## Written exercise
Read through the data and report every line in which the word "that" occurs.
- - -
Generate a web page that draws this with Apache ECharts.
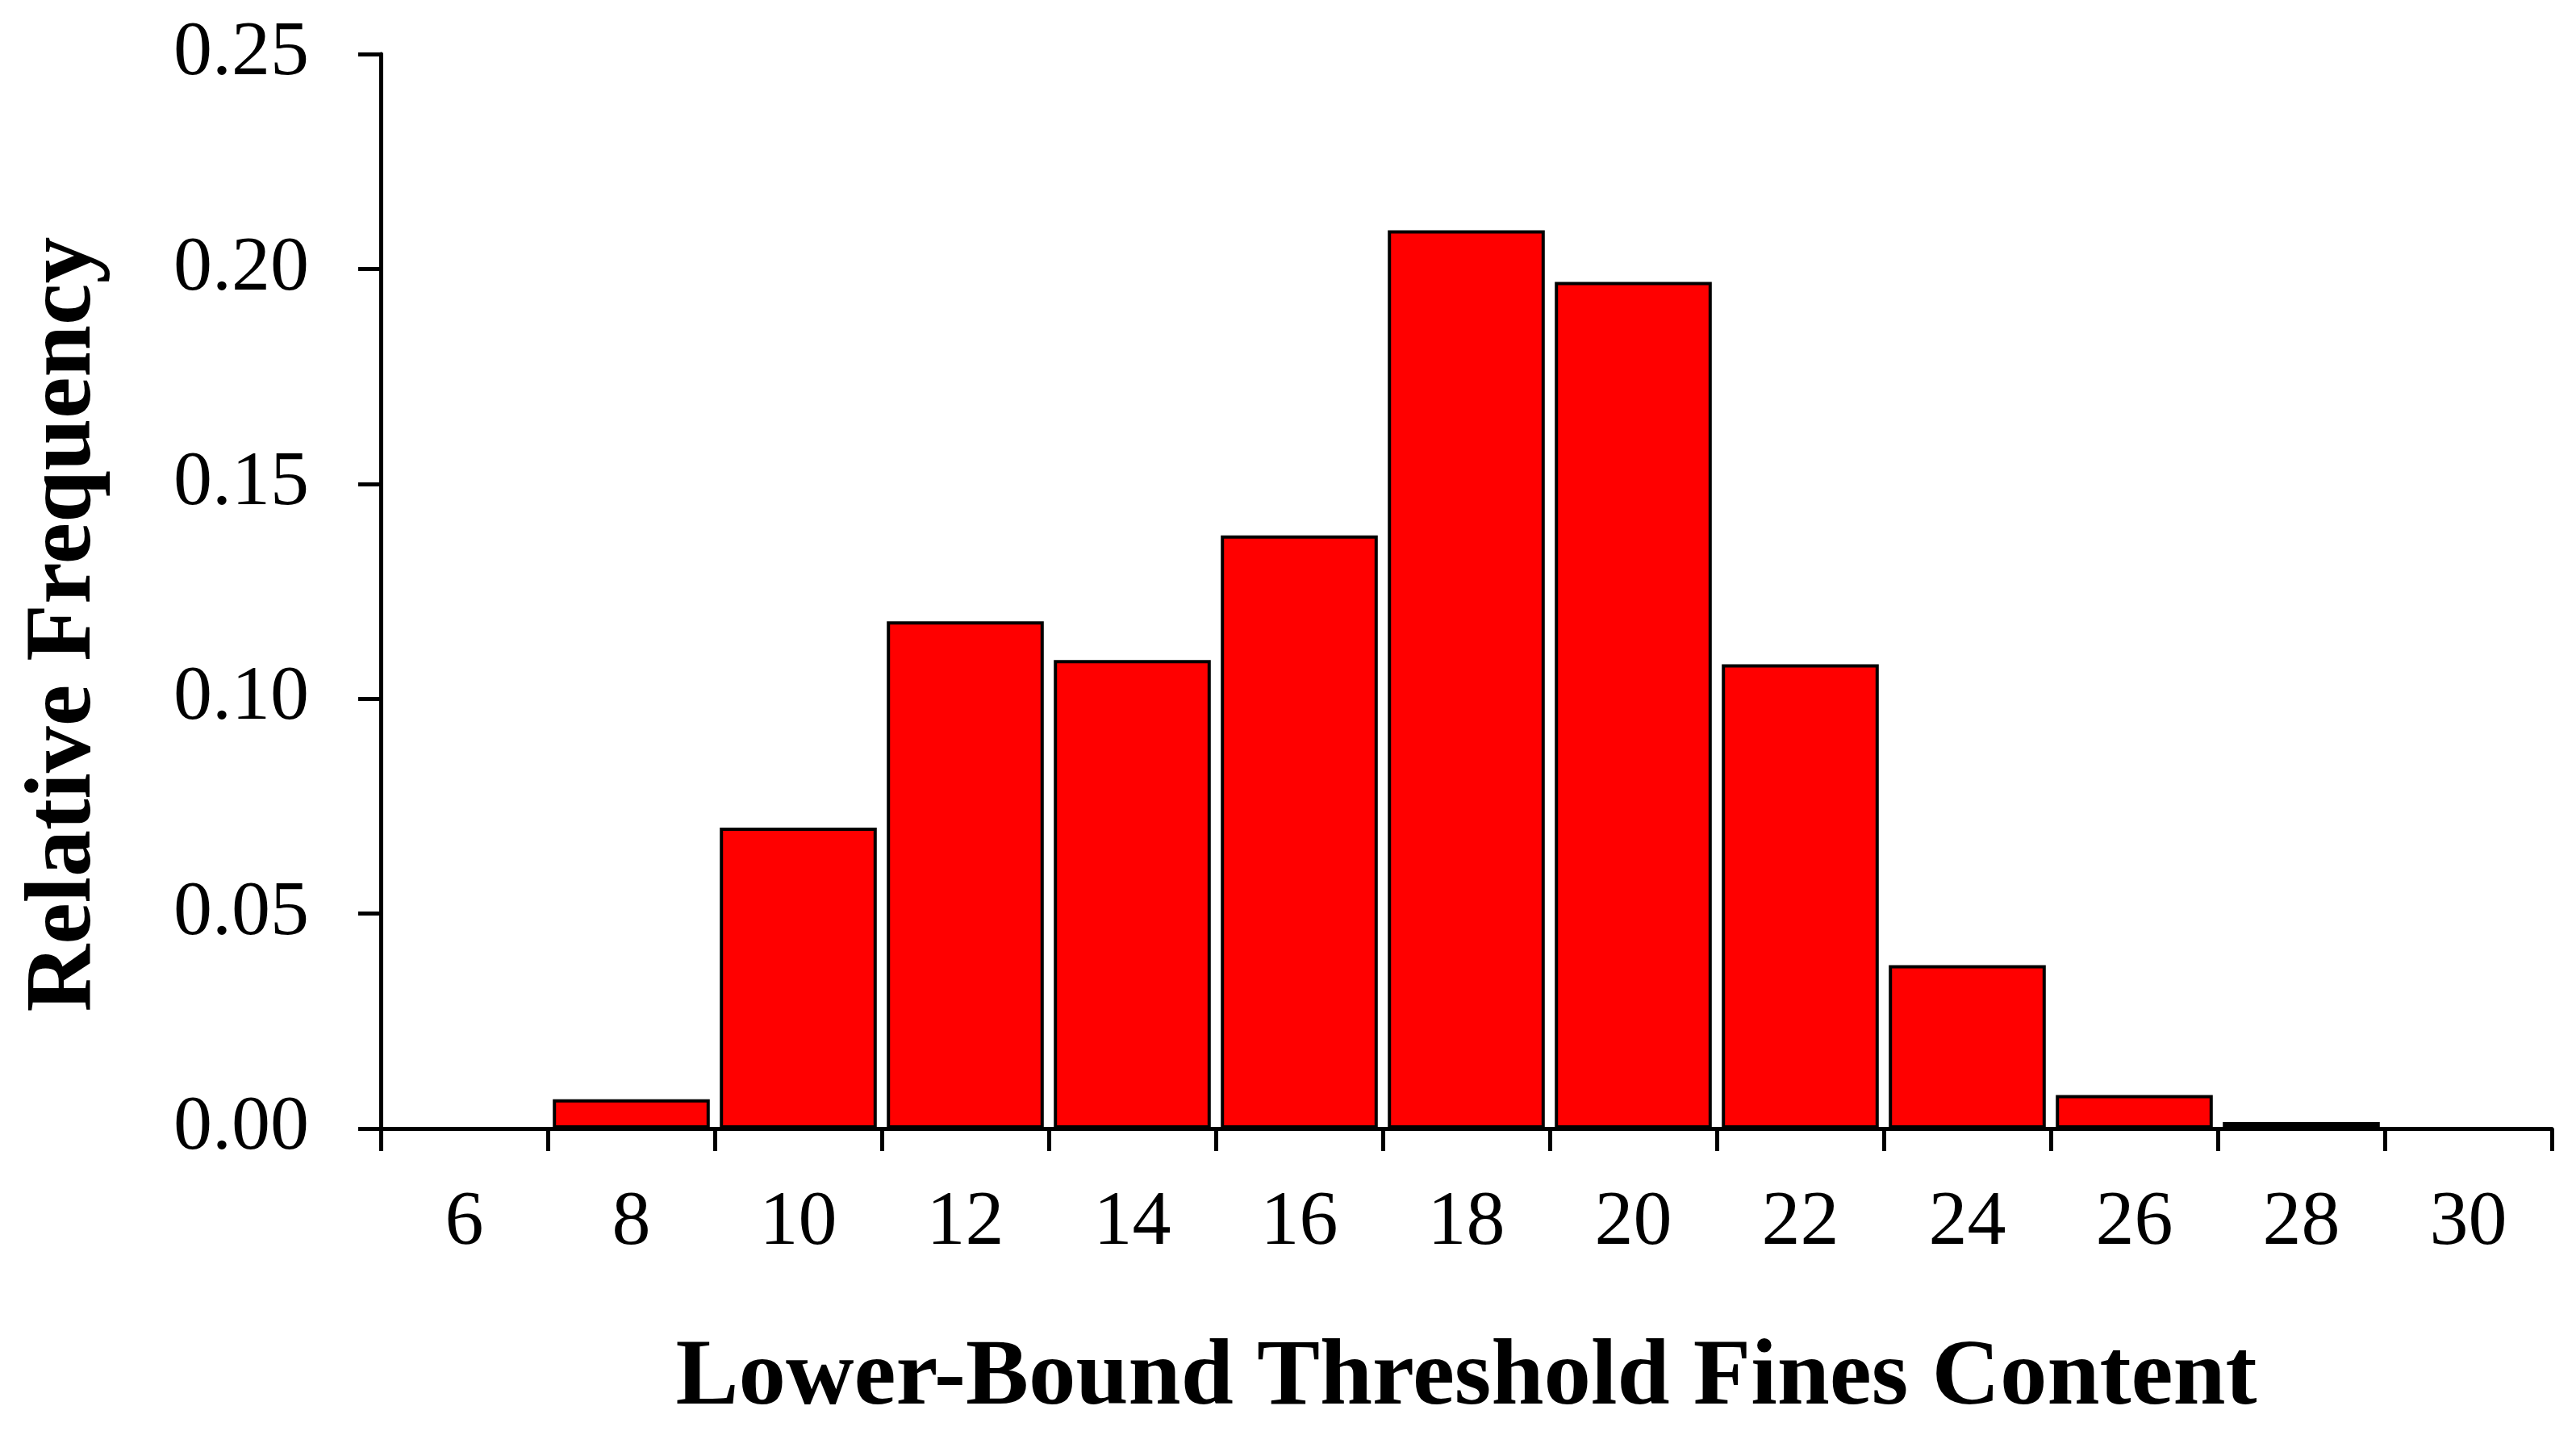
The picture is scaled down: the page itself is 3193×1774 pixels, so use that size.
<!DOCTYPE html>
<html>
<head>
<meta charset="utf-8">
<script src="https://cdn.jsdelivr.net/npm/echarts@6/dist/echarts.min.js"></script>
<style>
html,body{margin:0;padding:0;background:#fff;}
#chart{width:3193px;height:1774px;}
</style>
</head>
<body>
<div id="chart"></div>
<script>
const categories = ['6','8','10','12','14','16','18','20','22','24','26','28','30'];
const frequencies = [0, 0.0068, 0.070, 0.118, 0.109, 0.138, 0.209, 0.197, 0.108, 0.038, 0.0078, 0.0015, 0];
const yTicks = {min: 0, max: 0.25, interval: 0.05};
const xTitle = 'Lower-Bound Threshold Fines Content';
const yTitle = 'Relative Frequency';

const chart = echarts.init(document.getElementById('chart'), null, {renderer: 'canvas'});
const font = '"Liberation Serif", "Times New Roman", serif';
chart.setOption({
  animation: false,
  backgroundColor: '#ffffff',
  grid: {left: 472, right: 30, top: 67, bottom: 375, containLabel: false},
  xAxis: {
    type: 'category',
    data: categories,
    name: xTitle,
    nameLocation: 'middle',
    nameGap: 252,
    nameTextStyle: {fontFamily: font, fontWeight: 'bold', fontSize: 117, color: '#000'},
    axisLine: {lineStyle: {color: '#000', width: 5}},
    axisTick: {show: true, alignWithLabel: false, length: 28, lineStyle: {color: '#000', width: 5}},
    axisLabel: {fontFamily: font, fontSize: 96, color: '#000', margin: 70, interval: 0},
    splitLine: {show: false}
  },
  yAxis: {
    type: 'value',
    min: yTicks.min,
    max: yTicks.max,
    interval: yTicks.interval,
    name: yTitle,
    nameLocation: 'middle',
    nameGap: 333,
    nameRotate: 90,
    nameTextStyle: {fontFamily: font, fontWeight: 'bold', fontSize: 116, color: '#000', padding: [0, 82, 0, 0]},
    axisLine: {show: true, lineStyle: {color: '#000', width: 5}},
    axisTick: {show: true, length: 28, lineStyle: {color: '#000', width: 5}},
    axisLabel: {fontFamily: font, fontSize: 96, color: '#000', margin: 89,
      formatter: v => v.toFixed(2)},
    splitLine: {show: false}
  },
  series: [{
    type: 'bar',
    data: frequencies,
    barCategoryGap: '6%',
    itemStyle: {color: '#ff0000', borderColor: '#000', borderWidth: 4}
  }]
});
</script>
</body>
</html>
- - -
## Full solution
Generate a web page that draws this with Apache ECharts.
The picture is scaled down: the page itself is 3193×1774 pixels, so use that size.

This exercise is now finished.